= RECORDS FOR THIS TASK =
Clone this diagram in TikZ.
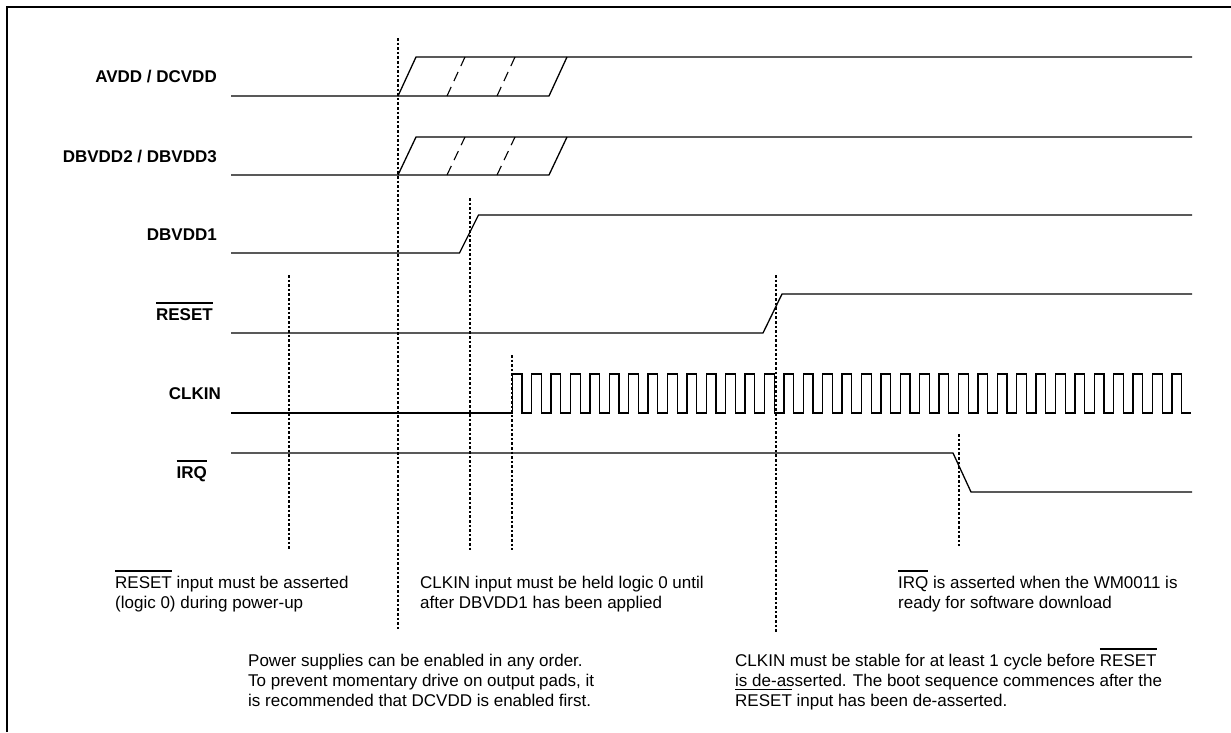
\documentclass[tikz,border=0pt]{standalone}
\usepackage{fontspec}
\setmainfont{Liberation Sans}
\newcommand\myovl[1]{\leavevmode\setbox0\hbox{#1}\rlap{\vrule height\dimexpr\ht0+6.2pt\relax depth\dimexpr-\ht0-4.5pt\relax width\wd0}\box0\relax}
\begin{document}
\begin{tikzpicture}[x=1pt,y=-1pt,
  sig/.style={line width=1.3pt,line join=miter},
  vline/.style={line width=2.4pt,dash pattern=on 2.6pt off 2pt},
  dsh/.style={line width=1.1pt,dash pattern=on 10pt off 6.5pt},
  lab/.style={font=\fontsize{17}{20}\selectfont\bfseries,inner sep=0pt,anchor=base east},
  txt/.style={font=\fontsize{17}{20}\selectfont,inner sep=0pt,anchor=base west}]
\useasboundingbox (0,0) rectangle (1231,732);
% frame
\draw[line width=1.3pt] (7,732) -- (7,7) -- (1231,7);
% labels
\node[lab] (lAVDD) at (217,82.6) {AVDD / DCVDD};
\node[lab] (lDBV23) at (217,162) {DBVDD2 / DBVDD3};
\node[lab] (lDBV1) at (217,240) {DBVDD1};
\node[lab] (lRST) at (213,320) {\myovl{RESET}};
\node[lab] (lCLK) at (221,399.6) {CLKIN};
\node[lab] (lIRQ) at (207,478) {\myovl{IRQ}};
% AVDD / DCVDD
\draw[sig] (231,96) -- (549,96) -- (567,57);
\draw[sig] (398,96) -- (416,57) -- (1192,57);
\draw[dsh] (447,96) -- (465,57);
\draw[dsh] (497,96) -- (515,57);
% DBVDD2 / DBVDD3
\draw[sig] (231,175) -- (549,175) -- (567,137);
\draw[sig] (398,175) -- (416,137) -- (1192,137);
\draw[dsh] (447,175) -- (465,137);
\draw[dsh] (497,175) -- (515,137);
% DBVDD1
\draw[sig] (231,253) -- (459.5,253) -- (478.5,215) -- (1192,215);
% RESET
\draw[sig] (231,333) -- (763,333) -- (782,294) -- (1192,294);
% CLKIN
\draw[sig] (231,413) -- (512.3,413)
  \foreach \k in {0,...,34}{ -- ++(0,-39) -- ++(9.7,0) -- ++(0,39) -- ++(9.7,0) };
% IRQ
\draw[sig] (231,453) -- (953,453) -- (971,492) -- (1192,492);
% dotted markers
\draw[vline] (289,275) -- (289,550);
\draw[vline] (398,38) -- (398,630);
\draw[vline] (470,198) -- (470,550);
\draw[vline] (512,355) -- (512,550);
\draw[vline] (776,275) -- (776,632);
\draw[vline] (959,434) -- (959,546);
% notes
\node[txt] (n1a) at (115,588) {\myovl{RESET} input must be asserted};
\node[txt] (n1b) at (115,608.3) {(logic 0) during power-up};
\node[txt] (n2a) at (420,588) {CLKIN input must be held logic 0 until};
\node[txt] (n2b) at (420,608.3) {after DBVDD1 has been applied};
\node[txt] (n3a) at (898,588) {\myovl{IRQ} is asserted when the WM0011 is};
\node[txt] (n3b) at (898,608.3) {ready for software download};
\node[txt] (n4a) at (248,666) {Power supplies can be enabled in any order.};
\node[txt] (n4b) at (248,686.3) {To prevent momentary drive on output pads, it};
\node[txt] (n4c) at (248,706.6) {is recommended that DCVDD is enabled first.};
\node[txt] (n5a) at (735,666) {CLKIN must be stable for at least 1 cycle before \myovl{RESET}};
\node[txt] (n5b) at (735,686.3) {is de-asserted. The boot sequence commences after the};
\node[txt] (n5c) at (735,706.6) {\myovl{RESET} input has been de-asserted.};
\end{tikzpicture}
\end{document}
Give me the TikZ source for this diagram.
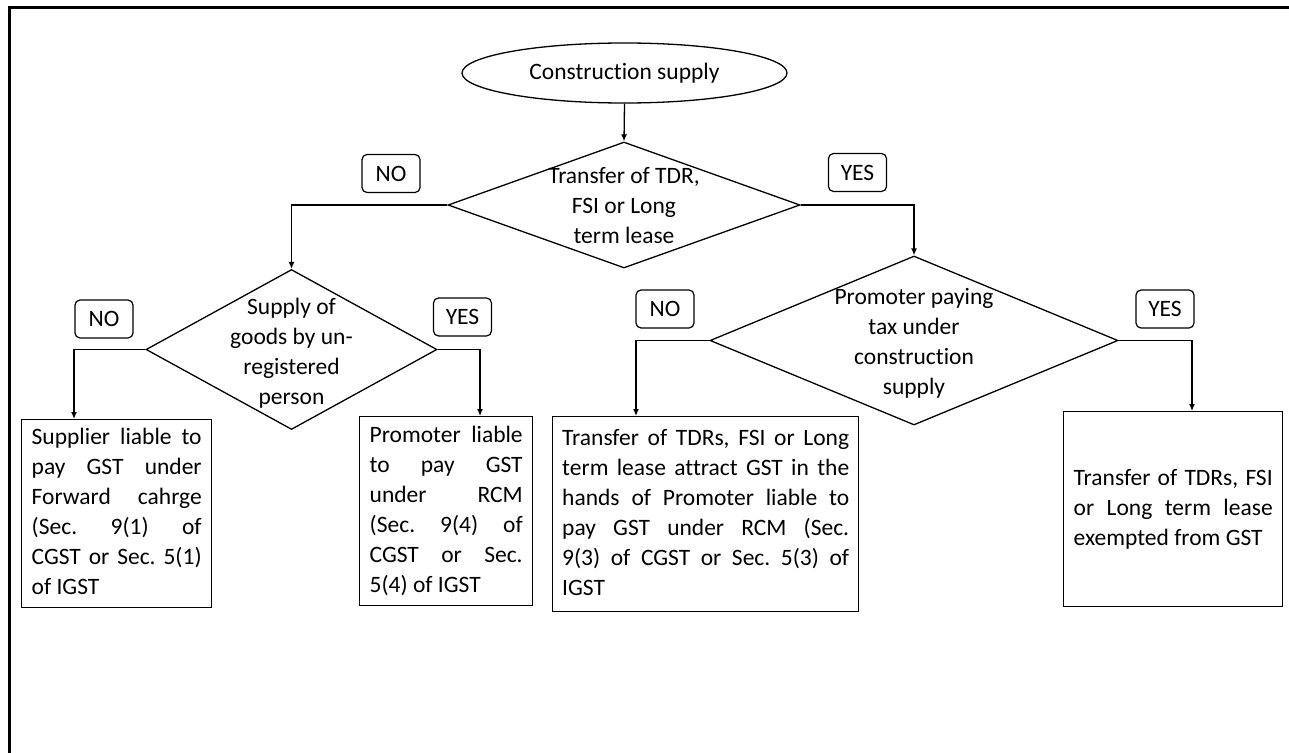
\documentclass[tikz,border=0pt]{standalone}
\usepackage{fontspec}
\setmainfont{Carlito}[Ligatures=NoCommon]
\usetikzlibrary{shapes.geometric,arrows.meta}

% one justified line (stretched to the box width) and one plain last line
\newcommand\JL[1]{\hbox to\hsize{\vrule height 0.75em depth 0.25em width 0pt\relax #1}}
\newcommand\LL[1]{\hbox{\vrule height 0.75em depth 0.25em width 0pt\relax #1}}
\newcommand\blocktext[2]{\vbox{\hsize=#1\relax\spaceskip=0.226em plus 1fil\relax #2}}

\tikzset{
  every node/.style={font=\fontsize{23.5}{30}\selectfont\frenchspacing},
  flow/.style={line width=1.3pt},
  arr/.style={flow,-{Latex[length=7pt,width=6pt]}},
  startnode/.style={draw,line width=1.3pt,ellipse,inner sep=0pt,minimum width=325pt,minimum height=60pt},
  decision/.style={draw,line width=1.3pt,diamond,inner sep=0pt,aspect=1},
  dtext/.style={align=center,inner sep=0pt},
  answer/.style={draw,line width=1.2pt,rounded corners=5pt,inner sep=0pt,minimum width=58pt,minimum height=38pt},
  outbox/.style={draw,line width=1.4pt,inner sep=0pt,anchor=north west},
}

\begin{document}
\begin{tikzpicture}[x=1pt,y=-1pt]
\useasboundingbox (0,0) rectangle (1289,752);

% page frame (only the left and top edges fall inside)
\draw[line width=2.6pt] (9.7,760) -- (9.7,7.8) -- (1295,7.8);

% start
\node[startnode] (start) at (624.5,73) {Construction supply};

% decisions
\node[decision,minimum width=352pt,minimum height=126pt] (d1) at (624,205) {};
\node[dtext,yshift=-1pt] (t1) at (d1.center) {Transfer of TDR,\\FSI or Long\\term lease};

\node[decision,minimum width=291pt,minimum height=160pt] (d2) at (291.5,349.5) {};
\node[dtext,yshift=-4pt] (t2) at (d2.center) {Supply of\\goods by un-\\registered\\person};

\node[decision,minimum width=408pt,minimum height=169pt] (d3) at (914,340.5) {};
\node[dtext,yshift=-3pt] (t3) at (d3.center) {Promoter paying\\tax under\\construction\\supply};

% answers
\node[answer] (no1)  at (391,173.5) {NO};
\node[answer] (yes1) at (857.5,172.5) {YES};
\node[answer] (no2)  at (104,319) {NO};
\node[answer] (yes2) at (462.5,317) {YES};
\node[answer] (no3)  at (665,309) {NO};
\node[answer] (yes3) at (1165,309) {YES};

% outcomes
\node[outbox,minimum width=190pt,minimum height=188pt] (b1) at (21,419) {\blocktext{170pt}{%
  \JL{Supplier liable to}
  \JL{pay GST under}
  \JL{Forward cahrge}
  \JL{(Sec. 9(1) of}
  \JL{CGST or Sec. 5(1)}
  \LL{of IGST}}};

\node[outbox,minimum width=173pt,minimum height=189pt] (b2) at (359,416) {\blocktext{153pt}{%
  \JL{Promoter liable}
  \JL{to pay GST}
  \JL{under RCM}
  \JL{(Sec. 9(4) of}
  \JL{CGST or Sec.}
  \LL{5(4) of IGST}}};

\node[outbox,minimum width=306pt,minimum height=195pt] (b3) at (552,416) {\blocktext{287pt}{%
  \JL{Transfer of TDRs, FSI or Long}
  \JL{term lease attract GST in the}
  \JL{hands of Promoter liable to}
  \JL{pay GST under RCM (Sec.}
  \JL{9(3) of CGST or Sec. 5(3) of}
  \LL{IGST}}};

\node[outbox,minimum width=219pt,minimum height=195pt] (b4) at (1063,411) {\blocktext{199pt}{%
  \JL{Transfer of TDRs, FSI}
  \JL{or Long term lease}
  \LL{exempted from GST}}};

% connectors
\draw[arr] (start.south) -- (d1.north);
\draw[arr] (d1.west) -| (d2.north);
\draw[arr] (d1.east) -| (d3.north);
\draw[arr] (d2.west) -| ([xshift=53pt]b1.north west);
\draw[arr] (d2.east) -| ([xshift=121pt]b2.north west);
\draw[arr] (d3.west) -| ([xshift=84pt]b3.north west);
\draw[arr] (d3.east) -| ([xshift=129pt]b4.north west);
\end{tikzpicture}
\end{document}
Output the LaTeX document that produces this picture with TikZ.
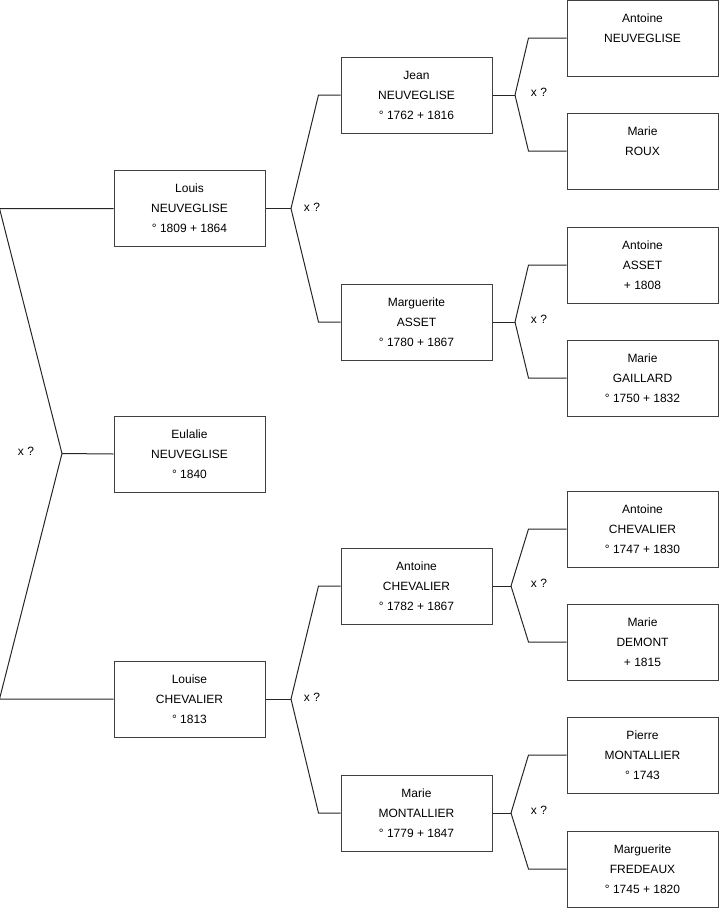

= PROBLEM DETAILS =
Give back exactly the lines from the one containing "Give me the TikZ source for this diagram." to the one containing "(t1) at (d1.center)", both included, and no pictures.

= ANSWER TO THIS EXERCISE =
Give me the TikZ source for this diagram.
\documentclass[tikz,border=0pt]{standalone}
\usepackage{fontspec}
\setmainfont{Carlito}[Ligatures=NoCommon]
\usetikzlibrary{shapes.geometric,arrows.meta}

% one justified line (stretched to the box width) and one plain last line
\newcommand\JL[1]{\hbox to\hsize{\vrule height 0.75em depth 0.25em width 0pt\relax #1}}
\newcommand\LL[1]{\hbox{\vrule height 0.75em depth 0.25em width 0pt\relax #1}}
\newcommand\blocktext[2]{\vbox{\hsize=#1\relax\spaceskip=0.226em plus 1fil\relax #2}}

\tikzset{
  every node/.style={font=\fontsize{23.5}{30}\selectfont\frenchspacing},
  flow/.style={line width=1.3pt},
  arr/.style={flow,-{Latex[length=7pt,width=6pt]}},
  startnode/.style={draw,line width=1.3pt,ellipse,inner sep=0pt,minimum width=325pt,minimum height=60pt},
  decision/.style={draw,line width=1.3pt,diamond,inner sep=0pt,aspect=1},
  dtext/.style={align=center,inner sep=0pt},
  answer/.style={draw,line width=1.2pt,rounded corners=5pt,inner sep=0pt,minimum width=58pt,minimum height=38pt},
  outbox/.style={draw,line width=1.4pt,inner sep=0pt,anchor=north west},
}

\begin{document}
\begin{tikzpicture}[x=1pt,y=-1pt]
\useasboundingbox (0,0) rectangle (1289,752);

% page frame (only the left and top edges fall inside)
\draw[line width=2.6pt] (9.7,760) -- (9.7,7.8) -- (1295,7.8);

% start
\node[startnode] (start) at (624.5,73) {Construction supply};

% decisions
\node[decision,minimum width=352pt,minimum height=126pt] (d1) at (624,205) {};
\node[dtext,yshift=-1pt] (t1) at (d1.center) {Transfer of TDR,\\FSI or Long\\term lease};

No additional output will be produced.